Problem statement —
Your task is to copy every record exactly.
>> BEGIN
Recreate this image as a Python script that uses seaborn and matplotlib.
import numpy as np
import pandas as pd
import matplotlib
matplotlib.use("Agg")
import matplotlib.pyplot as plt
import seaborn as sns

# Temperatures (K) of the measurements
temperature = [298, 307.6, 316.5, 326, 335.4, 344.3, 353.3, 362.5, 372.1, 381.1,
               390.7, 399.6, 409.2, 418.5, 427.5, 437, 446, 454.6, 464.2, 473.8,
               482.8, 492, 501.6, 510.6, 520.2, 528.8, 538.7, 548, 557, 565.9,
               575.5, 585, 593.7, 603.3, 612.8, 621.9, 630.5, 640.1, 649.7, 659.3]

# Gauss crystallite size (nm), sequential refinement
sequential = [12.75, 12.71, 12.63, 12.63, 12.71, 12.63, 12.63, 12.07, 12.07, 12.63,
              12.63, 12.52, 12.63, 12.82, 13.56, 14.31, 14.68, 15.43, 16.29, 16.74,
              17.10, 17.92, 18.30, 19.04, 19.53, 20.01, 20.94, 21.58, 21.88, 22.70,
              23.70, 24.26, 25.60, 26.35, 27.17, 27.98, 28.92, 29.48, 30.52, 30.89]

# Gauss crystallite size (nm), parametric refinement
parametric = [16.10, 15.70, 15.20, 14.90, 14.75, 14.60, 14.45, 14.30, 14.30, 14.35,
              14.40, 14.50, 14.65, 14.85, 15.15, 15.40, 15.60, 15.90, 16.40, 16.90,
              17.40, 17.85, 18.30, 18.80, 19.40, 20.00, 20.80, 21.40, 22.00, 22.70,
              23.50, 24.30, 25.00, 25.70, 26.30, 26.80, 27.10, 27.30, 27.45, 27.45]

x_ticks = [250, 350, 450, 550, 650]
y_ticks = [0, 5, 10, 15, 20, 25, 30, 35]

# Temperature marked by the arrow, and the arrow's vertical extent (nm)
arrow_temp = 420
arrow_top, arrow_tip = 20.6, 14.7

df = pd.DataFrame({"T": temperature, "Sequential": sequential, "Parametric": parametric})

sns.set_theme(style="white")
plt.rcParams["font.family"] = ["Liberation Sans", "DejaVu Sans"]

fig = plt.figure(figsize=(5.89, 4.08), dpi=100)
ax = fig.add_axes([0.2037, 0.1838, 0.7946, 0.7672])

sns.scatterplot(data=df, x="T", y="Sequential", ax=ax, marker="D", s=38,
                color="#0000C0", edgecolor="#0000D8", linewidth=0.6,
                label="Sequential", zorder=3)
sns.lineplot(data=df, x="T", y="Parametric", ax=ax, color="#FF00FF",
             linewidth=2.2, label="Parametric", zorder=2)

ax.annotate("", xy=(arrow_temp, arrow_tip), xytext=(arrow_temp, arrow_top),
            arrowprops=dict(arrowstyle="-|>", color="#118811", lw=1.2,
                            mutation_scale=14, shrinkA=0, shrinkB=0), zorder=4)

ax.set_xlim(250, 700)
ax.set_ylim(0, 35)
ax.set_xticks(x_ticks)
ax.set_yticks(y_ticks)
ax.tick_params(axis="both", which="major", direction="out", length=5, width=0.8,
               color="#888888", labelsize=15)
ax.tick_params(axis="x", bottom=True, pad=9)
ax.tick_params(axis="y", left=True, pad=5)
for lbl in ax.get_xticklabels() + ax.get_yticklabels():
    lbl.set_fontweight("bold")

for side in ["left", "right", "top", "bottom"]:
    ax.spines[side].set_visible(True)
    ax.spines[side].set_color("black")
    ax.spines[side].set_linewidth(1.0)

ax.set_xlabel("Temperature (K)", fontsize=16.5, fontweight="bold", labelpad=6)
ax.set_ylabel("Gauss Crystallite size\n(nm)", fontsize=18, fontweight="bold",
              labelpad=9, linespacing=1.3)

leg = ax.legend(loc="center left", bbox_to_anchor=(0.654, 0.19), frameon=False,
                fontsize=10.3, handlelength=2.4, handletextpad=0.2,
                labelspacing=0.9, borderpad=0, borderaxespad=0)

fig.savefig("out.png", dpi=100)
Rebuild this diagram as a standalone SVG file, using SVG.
>> END
Worked solution —
Recreate this image as a Python script that uses seaborn and matplotlib.
import numpy as np
import pandas as pd
import matplotlib
matplotlib.use("Agg")
import matplotlib.pyplot as plt
import seaborn as sns

# Temperatures (K) of the measurements
temperature = [298, 307.6, 316.5, 326, 335.4, 344.3, 353.3, 362.5, 372.1, 381.1,
               390.7, 399.6, 409.2, 418.5, 427.5, 437, 446, 454.6, 464.2, 473.8,
               482.8, 492, 501.6, 510.6, 520.2, 528.8, 538.7, 548, 557, 565.9,
               575.5, 585, 593.7, 603.3, 612.8, 621.9, 630.5, 640.1, 649.7, 659.3]

# Gauss crystallite size (nm), sequential refinement
sequential = [12.75, 12.71, 12.63, 12.63, 12.71, 12.63, 12.63, 12.07, 12.07, 12.63,
              12.63, 12.52, 12.63, 12.82, 13.56, 14.31, 14.68, 15.43, 16.29, 16.74,
              17.10, 17.92, 18.30, 19.04, 19.53, 20.01, 20.94, 21.58, 21.88, 22.70,
              23.70, 24.26, 25.60, 26.35, 27.17, 27.98, 28.92, 29.48, 30.52, 30.89]

# Gauss crystallite size (nm), parametric refinement
parametric = [16.10, 15.70, 15.20, 14.90, 14.75, 14.60, 14.45, 14.30, 14.30, 14.35,
              14.40, 14.50, 14.65, 14.85, 15.15, 15.40, 15.60, 15.90, 16.40, 16.90,
              17.40, 17.85, 18.30, 18.80, 19.40, 20.00, 20.80, 21.40, 22.00, 22.70,
              23.50, 24.30, 25.00, 25.70, 26.30, 26.80, 27.10, 27.30, 27.45, 27.45]

x_ticks = [250, 350, 450, 550, 650]
y_ticks = [0, 5, 10, 15, 20, 25, 30, 35]

# Temperature marked by the arrow, and the arrow's vertical extent (nm)
arrow_temp = 420
arrow_top, arrow_tip = 20.6, 14.7

df = pd.DataFrame({"T": temperature, "Sequential": sequential, "Parametric": parametric})

sns.set_theme(style="white")
plt.rcParams["font.family"] = ["Liberation Sans", "DejaVu Sans"]

fig = plt.figure(figsize=(5.89, 4.08), dpi=100)
ax = fig.add_axes([0.2037, 0.1838, 0.7946, 0.7672])

sns.scatterplot(data=df, x="T", y="Sequential", ax=ax, marker="D", s=38,
                color="#0000C0", edgecolor="#0000D8", linewidth=0.6,
                label="Sequential", zorder=3)
sns.lineplot(data=df, x="T", y="Parametric", ax=ax, color="#FF00FF",
             linewidth=2.2, label="Parametric", zorder=2)

ax.annotate("", xy=(arrow_temp, arrow_tip), xytext=(arrow_temp, arrow_top),
            arrowprops=dict(arrowstyle="-|>", color="#118811", lw=1.2,
                            mutation_scale=14, shrinkA=0, shrinkB=0), zorder=4)

ax.set_xlim(250, 700)
ax.set_ylim(0, 35)
ax.set_xticks(x_ticks)
ax.set_yticks(y_ticks)
ax.tick_params(axis="both", which="major", direction="out", length=5, width=0.8,
               color="#888888", labelsize=15)
ax.tick_params(axis="x", bottom=True, pad=9)
ax.tick_params(axis="y", left=True, pad=5)
for lbl in ax.get_xticklabels() + ax.get_yticklabels():
    lbl.set_fontweight("bold")

for side in ["left", "right", "top", "bottom"]:
    ax.spines[side].set_visible(True)
    ax.spines[side].set_color("black")
    ax.spines[side].set_linewidth(1.0)

ax.set_xlabel("Temperature (K)", fontsize=16.5, fontweight="bold", labelpad=6)
ax.set_ylabel("Gauss Crystallite size\n(nm)", fontsize=18, fontweight="bold",
              labelpad=9, linespacing=1.3)

leg = ax.legend(loc="center left", bbox_to_anchor=(0.654, 0.19), frameon=False,
                fontsize=10.3, handlelength=2.4, handletextpad=0.2,
                labelspacing=0.9, borderpad=0, borderaxespad=0)

fig.savefig("out.png", dpi=100)
Rebuild this diagram as a standalone SVG file, using SVG.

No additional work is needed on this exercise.